Whenever any large-scale tragedy takes place, your thoughts will usually run first to a personal connection to the event. So when news of the Elphinstone Road foot overbridge stampede first broke, my first concern was for all the people I knew who worked in that area and used that station. For years I worked around that area and many of my colleagues were regular commuters from Elphinstone station. As have I occasionally been myself.
Commuters who died and those who got injured were only trying to make their living, and they had no option but to trust public transport systems. File pic
But, as the dust settles and the human cost has been counted, and the pain and the misery too insurmountable to deal with, you step back to the larger picture. And it is dismal, criminal and horrendous. For years now, Mumbai's basic, essential infrastructure has been crumbling and the standards of that old accolade 'Urbs primus in Indus' sounds more like the tired, meaningless joke it has become.
Overused clichés about Mumbai's 'spirit' and 'resilience' trotted out after every disaster are not just tiresome, they are now insulting. Why does Mumbai have so many disasters? Why does the city have to be seen as resilient all the time? Those commuters who died and were injured, and the commuters who were saved by the skin of their teeth, they are just trying to make an everyday living, live an everyday life. And they have no option but to trust public transport systems.
To the argument that there is no connection between this stampede and the money being spent on the bullet train between Mumbai and Ahmedabad, one can concede an 'apples and oranges' point of view. But both are still fruits, and railway infrastructure is still railway infrastructure. If the greater need is for more oranges, is the world's most expensive apple necessary? The question will be asked regardless of how many it upsets. At the bottom of it lies the fact that most of those who use the suburban train system in Mumbai do not need a superfast expensive train ride to Ahmedabad. The recent spate of derailments do, if nothing else, at least prove that an overhaul is desperately needed.
Mumbaiwallahs are often blamed for being apathetic (as well as resilient and spirited) and, therefore, complicit in the slow decay of their city. However, in this instance, several letters, emails and tweets were sent by many citizens to the authorities. But if anything was done about it or even planned, it was far too late for the 23 dead, their families and friends and the scores who were injured.
Indeed, when you think about it now, every one of those overbridges balancing on those iron rods are scary enough. List the stations where something equally horrific could happen and you've practically covered every line that services Mumbai. All tottering on the edge, all making do, all being resilient and all moving under heavy usage in a spirited, if disastrous, manner.
The excuses made by the authorities have been shameful, but, who is really surprised? Neglect is often blamed on someone else, in this case just about anything from a global slowdown to former governments to long dead ministers. Let us assume the past is culpable, but who is responsible in the present? Or is that a question that only anti-nationals will ask?
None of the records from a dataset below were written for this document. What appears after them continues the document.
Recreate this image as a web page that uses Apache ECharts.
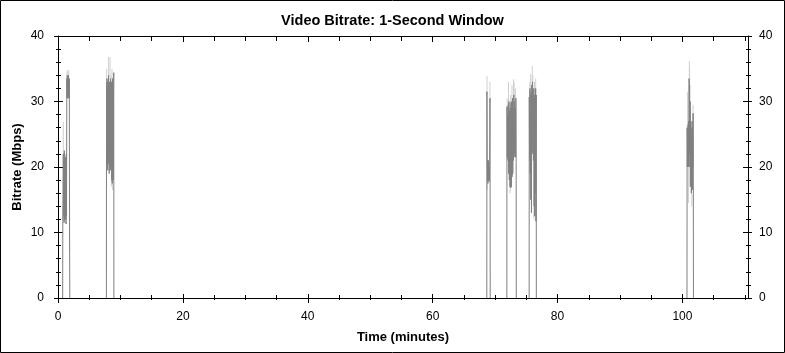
<!DOCTYPE html>
<html>
<head>
<meta charset="utf-8">
<script src="https://cdn.jsdelivr.net/npm/echarts@6/dist/echarts.min.js"></script>
<style>html,body{margin:0;padding:0;background:#fff}#c{width:785px;height:353px}</style>
</head>
<body>
<div id="c"></div>
<script>
const titleText = 'Video Bitrate: 1-Second Window';
const xName = 'Time (minutes)';
const yName = 'Bitrate (Mbps)';
const xMin = 0, xMax = 110.5;
const yMin = 0, yMax = 40;
const xMajorTicks = [0, 20, 40, 60, 80, 100];
const xMinorTicks = [0,5,10,15,20,25,30,35,40,45,50,55,60,65,70,75,80,85,90,95,100,105,110];
const yMajorTicks = [0, 10, 20, 30, 40];
const yMinorTicks = [0,2,4,6,8,10,12,14,16,18,20,22,24,26,28,30,32,34,36,38,40];

// [minutes, Mbps]
const burst1 = [[0.75,0],[0.77,11.7],[0.81,12],[0.85,22],[0.89,12.5],[0.93,21],[0.97,11.5],[1.01,22.5],[1.05,12],[1.09,20],[1.13,13],[1.17,21.5],[1.21,12],[1.25,20],[1.29,11.3],[1.33,22],[1.37,12.5],[1.41,33.5],[1.45,30.5],[1.49,34],[1.53,31],[1.57,33.5],[1.61,30.5],[1.65,34],[1.69,31],[1.73,33],[1.77,30.5],[1.81,33.5],[1.85,10.1],[1.88,10],[1.89,0]];
const burst2 = [[7.75,0],[7.77,33],[7.81,20],[7.85,33.5],[7.89,21],[7.93,32],[7.97,19.5],[8.01,33],[8.05,20.5],[8.09,34],[8.13,21],[8.17,30.5],[8.21,19],[8.25,33],[8.29,22],[8.33,31],[8.37,20],[8.41,33.5],[8.45,19.5],[8.49,30],[8.53,21],[8.57,33],[8.61,18],[8.65,32],[8.69,17.5],[8.73,33.5],[8.77,19],[8.81,30],[8.85,18],[8.89,31],[8.93,34.4],[8.95,0]];
const burst3 = [[68.67,0],[68.69,31.5],[68.73,20],[68.77,18],[68.81,21],[68.85,17.5],[68.89,20.5],[68.93,18],[68.97,21],[69.01,18],[69.05,20],[69.09,17.8],[69.13,20.5],[69.18,30.5],[69.2,18],[69.22,0]];
const burst4 = [[71.88,0],[71.9,29.2],[71.95,21.5],[72.0,28],[72.06,21],[72.11,29.5],[72.17,19],[72.22,30],[72.28,18],[72.33,28.5],[72.39,17],[72.44,29],[72.5,16.8],[72.55,29.8],[72.61,17],[72.66,30],[72.72,18.5],[72.78,30.5],[72.83,19],[72.89,29],[72.94,21],[73.0,31],[73.05,21.5],[73.11,30],[73.17,22],[73.22,29],[73.28,21.5],[73.33,30.5],[73.37,22.6],[73.39,0]];
const burst5 = [[75.45,0],[75.47,30.7],[75.52,21],[75.57,32],[75.62,19],[75.67,31],[75.72,15],[75.77,31.5],[75.82,13],[75.87,32.5],[75.93,22],[75.98,33],[76.04,22.5],[76.09,31],[76.14,21],[76.19,32],[76.24,14],[76.29,31],[76.34,12.5],[76.39,30],[76.44,16],[76.49,32],[76.54,11.7],[76.59,31],[76.6,0]];
const burst6 = [[100.73,0],[100.75,26],[100.79,20],[100.83,25.5],[100.87,21],[100.91,26.5],[100.95,20],[100.99,27],[101.03,24],[101.07,33.5],[101.11,22],[101.15,32.5],[101.19,20],[101.23,30],[101.27,17],[101.31,27],[101.35,18],[101.39,26],[101.43,16],[101.47,25],[101.51,18],[101.55,27],[101.59,16.5],[101.63,26],[101.67,20],[101.71,28.2],[101.74,22],[101.76,0]];
// light-grey short excursions: [minutes, from Mbps, to Mbps]
const peakSpikes = [
  [0.85,22,26.9],[0.8,12,14],[1.45,33,34.8],[1.57,33,34.5],[1.73,33,34.8],[1.86,7,15.5],
  [7.8,33,35],[8.1,33,36.8],[8.33,31,36.8],[8.5,30,34],[8.65,32,35],[8.8,30,33.5],[8.55,17,19],[8.75,16.5,18.5],
  [68.7,31,33.9],[69.17,30,33],[68.72,16.5,18],
  [71.95,28,30.5],[72.15,27,33],[72.45,28,31],[72.7,28.5,32.5],[72.95,30,33.4],[73.05,30,33],[73.25,30,32],[72.4,16,17.5],
  [75.55,31,33],[75.7,31,34.2],[75.95,31,35.4],[76.05,32,34],[76.3,30,33],[76.5,30,33.5],[76.2,12,14],
  [100.8,25,31.5],[101.1,33,36.2],[101.15,32,35.5],[101.3,25,29],[101.7,27,29.5],[100.99,14.5,20],[101.5,14,16]
];

const bursts = [burst1, burst2, burst3, burst4, burst5, burst6];
const mainData = [];
bursts.forEach(b => { b.forEach(p => mainData.push(p)); mainData.push([b[b.length-1][0], '-']); });
const peakData = [];
peakSpikes.forEach(s => { peakData.push([s[0], s[1]]); peakData.push([s[0], s[2]]); peakData.push([s[0], '-']); });

const FONT = 'Liberation Sans, Arial, sans-serif';
const black = '#000';

function ax(kind, pos, ticks, len, inside, extra) {
  const o = {
    type: 'value', position: pos,
    min: kind === 'x' ? xMin : yMin, max: kind === 'x' ? xMax : yMax,
    axisLine: { show: false, onZero: false, lineStyle: { color: black, width: 1 } },
    axisTick: { show: true, inside: inside, length: len, customValues: ticks, lineStyle: { color: black, width: 1 } },
    axisLabel: { show: false },
    splitLine: { show: false },
    minorTick: { show: false }
  };
  return Object.assign(o, extra || {});
}
const labelStyle = { color: black, fontSize: 12, fontFamily: FONT };
const nameStyle = { color: black, fontSize: 13, fontWeight: 'bold', fontFamily: FONT };

const xAxes = [
  ax('x', 'bottom', xMajorTicks, 5, false, {
    axisLine: { show: true, onZero: false, lineStyle: { color: black, width: 1 } },
    axisLabel: Object.assign({ show: true, margin: 13, customValues: xMajorTicks }, labelStyle),
    name: xName, nameLocation: 'middle', nameGap: 33, nameMoveOverlap: false, nameTextStyle: nameStyle
  }),
  ax('x', 'bottom', xMinorTicks, 2, false),
  ax('x', 'bottom', xMajorTicks, 4, true),
  ax('x', 'bottom', xMinorTicks, 3, true),
  ax('x', 'top', xMajorTicks, 6, true, { axisLine: { show: true, onZero: false, lineStyle: { color: black, width: 1 } } }),
  ax('x', 'top', xMinorTicks, 5, true)
];
const yAxes = [
  ax('y', 'left', yMajorTicks, 4, false, {
    axisLine: { show: true, onZero: false, lineStyle: { color: black, width: 1 } },
    axisLabel: Object.assign({ show: true, margin: 14, customValues: yMajorTicks }, labelStyle),
    name: yName, nameLocation: 'middle', nameGap: 34, nameMoveOverlap: false, nameTextStyle: nameStyle
  }),
  ax('y', 'left', yMinorTicks, 2, false),
  ax('y', 'left', yMajorTicks, 5, true),
  ax('y', 'left', yMinorTicks, 3, true),
  ax('y', 'right', yMajorTicks, 4, false, {
    axisLine: { show: true, onZero: false, lineStyle: { color: black, width: 1 } },
    axisLabel: Object.assign({ show: true, margin: 11, customValues: yMajorTicks }, labelStyle)
  }),
  ax('y', 'right', yMinorTicks, 3, false),
  ax('y', 'right', yMajorTicks, 5, true),
  ax('y', 'right', yMinorTicks, 2, true)
];

const chart = echarts.init(document.getElementById('c'), null, { renderer: 'canvas' });
chart.setOption({
  animation: false,
  backgroundColor: '#fff',
  title: { text: titleText, left: 'center', top: 8, textStyle: { color: black, fontSize: 14.5, fontWeight: 'bold', fontFamily: FONT } },
  grid: { left: 58, right: 37, top: 36, bottom: 55, containLabel: false, outerBoundsMode: 'none' },
  xAxis: xAxes,
  yAxis: yAxes,
  graphic: [{ type: 'rect', shape: { x: 0.5, y: 0.5, width: 784, height: 352 }, style: { fill: 'none', stroke: black, lineWidth: 1 }, silent: true, z: 100 }],
  series: [
    { type: 'line', name: 'peaks', data: peakData, xAxisIndex: 0, yAxisIndex: 0, showSymbol: false, connectNulls: false,
      lineStyle: { color: '#d0d0d0', width: 1 }, z: 1, silent: true },
    { type: 'line', name: 'bitrate', data: mainData, xAxisIndex: 0, yAxisIndex: 0, showSymbol: false, connectNulls: false,
      lineStyle: { color: '#808080', width: 1 }, z: 2, silent: true }
  ]
});
</script>
</body>
</html>
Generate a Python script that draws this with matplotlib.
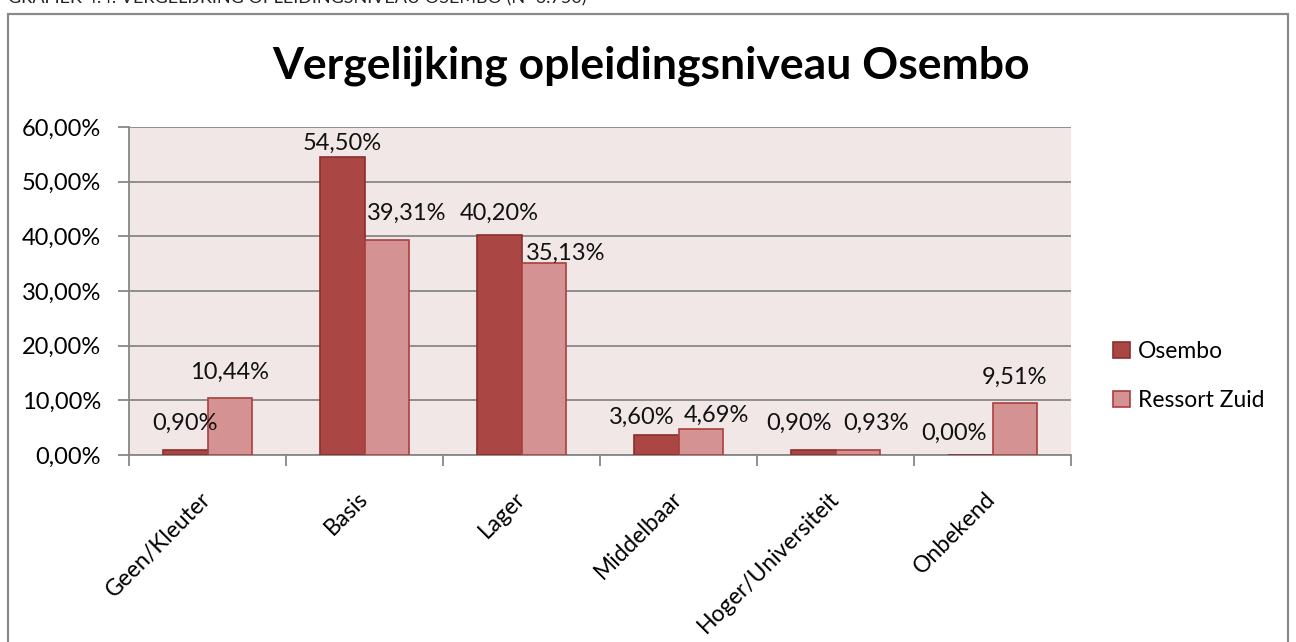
import matplotlib
matplotlib.use("Agg")
import matplotlib.pyplot as plt
from matplotlib.patches import Rectangle
import numpy as np

categories = ["Geen/Kleuter", "Basis", "Lager", "Middelbaar", "Hoger/Universiteit", "Onbekend"]
osembo = [0.90, 54.50, 40.20, 3.60, 0.90, 0.00]
ressort_zuid = [10.44, 39.31, 35.13, 4.69, 0.93, 9.51]
series_names = ["Osembo", "Ressort Zuid"]
yticks = [0, 10, 20, 30, 40, 50, 60]
title = "Vergelijking opleidingsniveau Osembo"
caption = "GRAFIEK 4.4: VERGELIJKING OPLEIDINGSNIVEAU OSEMBO (N=6.750)"

# label nudges in pixels (dx, dy above bar top) - style only
nudge_osembo = [(0, 27), (0, 14), (0, 22), (-14, 18), (-14, 27), (-16, 22)]
nudge_ressort = [(0, 26), (20, 27), (22, 10), (15, 14), (18, 27), (0, 26)]

plt.rcParams['font.family'] = ['Lato', 'DejaVu Sans']

W, H = 1296, 642
fig = plt.figure(figsize=(W / 100, H / 100), dpi=100)

# outer chart frame
fig.patches.append(Rectangle((8 / W, -0.05), (1288 - 8) / W, 1 - 14 / H + 0.05,
                             transform=fig.transFigure, fill=False,
                             edgecolor="#8a8a8a", lw=1.6, zorder=0))
# clipped caption at top
fig.text(8 / W, 1.0 + 2 / H, caption, fontsize=13, ha="left", va="center",
         color="#222222")

left, right, top, bottom = 129, 1071, 127, 455
ax = fig.add_axes([left / W, 1 - bottom / H, (right - left) / W, (bottom - top) / H])
ax.set_facecolor("#f2e7e7")

x = np.arange(len(categories))
bw = 0.2866
c1, e1 = "#aa4643", "#8a2f2d"
c2, e2 = "#d49392", "#a9403e"
b1 = ax.bar(x - bw / 2, osembo, bw, color=c1, edgecolor=e1, lw=1.2, zorder=3, label=series_names[0])
b2 = ax.bar(x + bw / 2, ressort_zuid, bw, color=c2, edgecolor=e2, lw=1.2, zorder=3, label=series_names[1])

def fmt(v):
    return f"{v:.2f}".replace(".", ",") + "%"

FS = 17
for bars, vals, nudges in ((b1, osembo, nudge_osembo), (b2, ressort_zuid, nudge_ressort)):
    for r, v, (dx, dy) in zip(bars, vals, nudges):
        ax.annotate(fmt(v), (r.get_x() + r.get_width() / 2, v), xytext=(dx, dy),
                    textcoords="offset pixels", ha="center", va="center",
                    fontsize=FS, color="#111111", zorder=5, annotation_clip=False)

ax.set_xlim(-0.5, len(categories) - 0.5)
ax.set_ylim(0, 60)
ax.set_yticks(yticks)
ax.set_yticklabels([fmt(v) for v in yticks], fontsize=FS)
ax.yaxis.grid(True, color="#878787", lw=1.3, zorder=1)
ax.set_axisbelow(True)

ax.set_xticks(np.arange(len(categories) + 1) - 0.5, minor=False)
ax.set_xticklabels([])
ax.set_xticks(x, minor=True)
ax.set_xticklabels(categories, minor=True, rotation=45, ha="right", va="center",
                   rotation_mode="anchor", fontsize=16.5)
ax.tick_params(axis="x", which="minor", length=0, pad=29)
ax.tick_params(axis="x", which="major", length=8, color="#878787", width=1.3)
ax.tick_params(axis="y", length=8, color="#878787", width=1.3, pad=12)

for s in ("top", "right"):
    ax.spines[s].set_visible(False)
for s in ("left", "bottom"):
    ax.spines[s].set_color("#878787")
    ax.spines[s].set_linewidth(1.3)

fig.text(651 / W, 1 - 66 / H, title, fontsize=32, fontweight="bold",
         ha="center", va="center", color="#000000")

leg = fig.legend(handles=[b1, b2], labels=series_names, loc="center left",
                 bbox_to_anchor=(1102 / W, 1 - 376 / H), frameon=False,
                 fontsize=16.5, handlelength=0.7, handleheight=0.7,
                 handletextpad=0.35, labelspacing=1.2, borderpad=0)

fig.savefig("out.png", dpi=100)
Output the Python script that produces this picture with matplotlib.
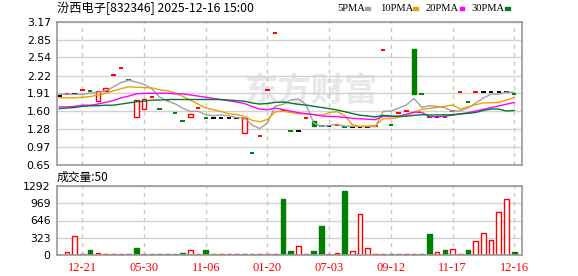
import numpy as np
import pandas as pd
import matplotlib
matplotlib.use('Agg')
import matplotlib.pyplot as plt
from matplotlib.patches import Rectangle

plt.rcParams['font.family'] = ['DejaVu Sans']

title = '汾西电子[832346] 2025-12-16 15:00'
ma_names = ['5PMA', '10PMA', '20PMA', '30PMA']
ma_colors = ['#a0a0a0', '#f0a000', '#ff00ff', '#007a2e']

# bars, oldest first
opens = [1.86, 1.89, 1.89, 1.96, 1.95, 1.77, 1.95, 2.23, 2.35, 2.15,
         1.50, 1.64, 1.84, 1.63, 1.79, 1.56, 1.42, 1.49, 1.65, 1.48,
         1.48, 1.48, 1.48, 1.48, 1.22, 0.86, 1.16, 1.97, 2.96, 1.62,
         1.25, 1.25, 1.47, 1.42, 1.33, 1.33, 1.35, 1.32, 1.32, 1.32,
         1.32, 1.33, 2.67, 1.35, 1.57, 1.60, 2.69, 1.89, 1.50, 1.50,
         1.49, 1.59, 1.93, 1.75, 1.93, 1.93, 1.93, 1.93, 1.93, 1.90]
closes = [1.86, 1.89, 1.89, 1.96, 1.95, 1.95, 2.01, 2.23, 2.35, 2.15,
          1.79, 1.81, 1.84, 1.63, 1.79, 1.56, 1.42, 1.55, 1.65, 1.48,
          1.48, 1.48, 1.48, 1.48, 1.47, 0.86, 1.16, 1.97, 2.96, 1.62,
          1.25, 1.25, 1.47, 1.34, 1.33, 1.33, 1.35, 1.32, 1.32, 1.32,
          1.32, 1.33, 2.67, 1.35, 1.57, 1.60, 1.90, 1.89, 1.50, 1.50,
          1.49, 1.59, 1.93, 1.75, 1.93, 1.93, 1.93, 1.93, 1.93, 1.90]
volumes = [0, 50, 355, 15, 88, 37, 15, 15, 15, 15,
           131, 15, 15, 15, 15, 15, 40, 88, 15, 88,
           15, 15, 15, 15, 15, 15, 15, 15, 15, 1048,
           75, 168, 15, 75, 542, 15, 37, 1198, 70, 762,
           125, 15, 15, 15, 15, 15, 15, 15, 393, 50,
           94, 112, 15, 94, 256, 406, 281, 800, 1043, 50]
prev_close = 1.86

# moving averages before a full window is on screen
ma5_lead = [1.89, 1.89, 1.89, 1.89]
ma10_lead = [1.83, 1.83, 1.83, 1.84, 1.85, 1.88, 1.91, 1.95, 1.99]
ma20_lead = [1.67, 1.67, 1.68, 1.70, 1.70, 1.72, 1.75, 1.78, 1.83, 1.86,
             1.90, 1.91, 1.91, 1.91, 1.91, 1.90, 1.90, 1.88, 1.86]
ma30_lead = [1.64, 1.65, 1.66, 1.68, 1.69, 1.69, 1.70, 1.70, 1.72, 1.74,
             1.76, 1.77, 1.79, 1.79, 1.80, 1.80, 1.80, 1.80, 1.80, 1.80,
             1.80, 1.80, 1.79, 1.78, 1.77, 1.74, 1.72, 1.73, 1.75]

tick_idx = [3, 11, 19, 27, 35, 43, 51, 59]
tick_labels = ['12-21', '05-30', '11-06', '01-20', '07-03', '09-12', '11-17', '12-16']
price_ticks = [0.65, 0.97, 1.28, 1.60, 1.91, 2.22, 2.54, 2.85, 3.17]
vol_ticks = [0, 323, 646, 969, 1292]

RED = '#ff0000'
GREEN = '#008000'

n = len(closes)
x = np.arange(n)
o = np.array(opens)
c = np.array(closes)
prev = np.concatenate([[prev_close], c[:-1]])

s = pd.Series(closes)
def moving_avg(win, lead):
    m = s.rolling(win).mean().to_numpy()
    m[:len(lead)] = lead
    return m
mas = [moving_avg(5, ma5_lead), moving_avg(10, ma10_lead),
       moving_avg(20, ma20_lead), moving_avg(30, ma30_lead)]

W, H = 578, 276
fig = plt.figure(figsize=(W / 100, H / 100), dpi=100)

def px_axes(l, t, r, b):
    return fig.add_axes([l / W, 1 - b / H, (r - l) / W, (b - t) / H])

ax = px_axes(57, 21.5, 522.3, 165)
axv = px_axes(57, 186, 522.3, 255)

for a in (ax, axv):
    a.set_xlim(-0.3, 60.05)
    for sp in a.spines.values():
        sp.set_color('#9a9a9a')
        sp.set_linewidth(1.2)
    a.tick_params(length=0, labelsize=7.8, pad=4.5)
    a.set_xticks(tick_idx)
    a.set_axisbelow(True)
    a.grid(axis='y', color='#d2d2d2', lw=1, ls='-')
    a.grid(axis='x', color='#c8c8c8', lw=1, ls=(0, (3, 3)))

# price panel
ax.set_ylim(price_ticks[0], price_ticks[-1])
ax.set_yticks(price_ticks)
ax.set_yticklabels(['%.2f' % v for v in price_ticks])
ax.set_xticklabels([])

ax.text(0.545, 0.51, '东方财富', transform=ax.transAxes, fontsize=24,
        color='#e8e8ec', ha='center', va='center', fontweight='bold',
        family=['Noto Sans CJK SC', 'DejaVu Sans'], zorder=0.1)

bw = 0.58
up = c > o
dn = c < o
flat = c == o
ax.bar(x[up], (c - o)[up], bottom=o[up], width=bw, facecolor='white',
       edgecolor=RED, lw=1, zorder=2)
ax.bar(x[dn], (o - c)[dn], bottom=c[dn], width=bw, facecolor=GREEN,
       edgecolor=GREEN, lw=1, zorder=2)
flat_cols = np.where(c > prev, RED, np.where(c < prev, GREEN, 'black'))
ax.hlines(c[flat], x[flat] - bw / 2, x[flat] + bw / 2,
          colors=flat_cols[flat], lw=1.4, zorder=2)

for m, col in zip(mas, ma_colors):
    ax.plot(x, m, color=col, lw=1, zorder=3)

# volume panel
v = np.array(volumes)
vup = c >= prev
axv.set_ylim(vol_ticks[0], vol_ticks[-1])
axv.set_yticks(vol_ticks)
axv.bar(x[vup], v[vup], width=0.6, facecolor='white', edgecolor=RED, lw=1, zorder=2)
axv.bar(x[~vup], v[~vup], width=0.6, facecolor=GREEN, edgecolor=GREEN, lw=1, zorder=2)
axv.set_xticklabels(tick_labels, color=RED, fontsize=9, family='Liberation Serif')
axv.tick_params(axis='x', pad=5)

# header texts
fig.text(57 / W, 1 - 8.5 / H, title, va='center', ha='left', fontsize=8.8,
         family=['Noto Sans CJK SC', 'DejaVu Sans'])
fig.text(57 / W, 1 - 177.5 / H, '成交量:%d' % volumes[-1], va='center', ha='left',
         fontsize=8.5, family=['Noto Sans CJK SC', 'DejaVu Sans'])

leg_x = [337.5, 380.5, 425.5, 471]
mark_x = [365.3, 413, 459.7, 505.3]
for name, col, tx, mx in zip(ma_names, ma_colors, leg_x, mark_x):
    fig.text(tx / W, 1 - 8.5 / H, name, va='center', ha='left', fontsize=7.6,
             family='Liberation Serif')
    fig.add_artist(Rectangle((mx / W, 1 - 10 / H), 4.5 / W, 3 / H,
                             transform=fig.transFigure, color=col))

fig.savefig('out.png', dpi=100)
What Mumbai has to do to get out of this rut is get even more engaged with its surroundings. This is a city built on grit and enterprise. This is not a city based on patronage or legacy. It can no longer afford to sink into bad habits of the past if it wants a future.
It is worth asking why Mumbai has collapsed like an accordion out of air, why its earlier standards have vanished, which new infrastructure project has actually benefited the majority of the city, which political decision has taken the concerns of citizens into account, and why a once-involved and forward-looking bureaucracy is now as bad as, if not worse, the lowest standards seen in the rest of India.
There is a theory - now happily being used for the abysmal condition of our economy - is that once you hit rock bottom, the only way is up. The Elphinstone bridge stampede is a sure sign that Mumbai is in freefall. But there is no rule that you must get to the bottom before you get better. Use this disaster as a "no more" moment. You owe yourself that at least.